I reckon this is a really interesting project! From the link above:
"Regional NSW farmers could secure sales to city customers with a new program launched by Regional Development Australia (RDA) Central West and funded by the Australian Government.
The collaborative business model called Central West Fresh will investigate how to overcome the problems small farmers and food processors face delivering produce to metropolitan clients. The project has received $130,000 in funding from the national Farm Co-operatives and Collaboration pilot program, known as Farming Together.
.Julia Andrews, RDA CEO said the initiative was a response to one of the key findings from the 2016 Value Adding to Agriculture in Central West NSW report that found connectivity to market was a key challenge. The report, part of the Small Agricultural Enterprise Logistics project, was funded by the NSW Department of Industry and the is now available at http://www.rdacentralwest.org.au/
Ms Andrews explained: “Most regional agrifood businesses employ fewer than 20 people and have an annual revenue of less than $2 million. In doing this project, we discovered the freight and logistics issue for these enterprises was an even greater barrier to growth than we realised. Some micro-businesses said they had decided not to grow bigger because they couldn’t resolve their freight/logistics issues.
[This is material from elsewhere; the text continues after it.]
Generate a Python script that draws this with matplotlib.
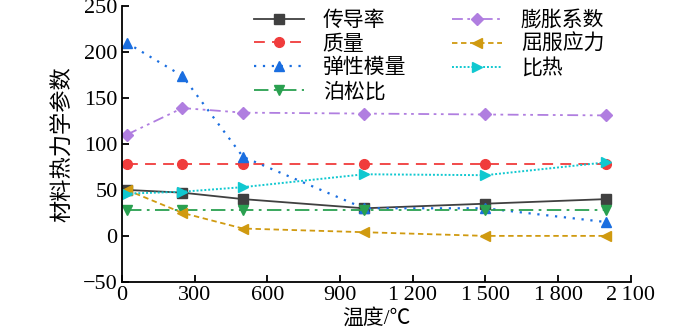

“A total of 83% of respondents transported their produce in their own vehicles and one producer estimated he spent around 20 hours/week co-ordinating and delivering his product to and from abattoirs and delivering to customers.”
After identifying the issue, RDA Central West co-ordinated a workshop for local producers, buyers and regional freight operators to understand the issues and barriers and consider possible synergies, collaborations and solutions.
“At the workshop, it became clear that economies of scale meant regional freight operators could not provide a solution for irregular, low volumes of time-sensitive agricultural produce and that other options would need to be explored,” Ms Andrews said.
Among the guest speakers at the workshop was Lorraine Gordon, program director of Farming Together, which encourages collaboration to return more farmgate value to rural producers.
Three producers who attended the workshop, Tim Salmon from Down to Earth Produce in Oberon (pictured), Rodger Shannon from Carbeen Pastured Produce in Manildra and Central West horticulturalist Greg Kocanda, chose to explore a collaborative solution and secured the grant.
“All of our businesses identified that our biggest demographic for marketing our produce was in Sydney,” said Mr Shannon. “We all had tried and/or were supplying into this market, but were struggling getting our produce there. We all identified that we needed a cost-effective and time-sensitive way of getting our produce to our customers.”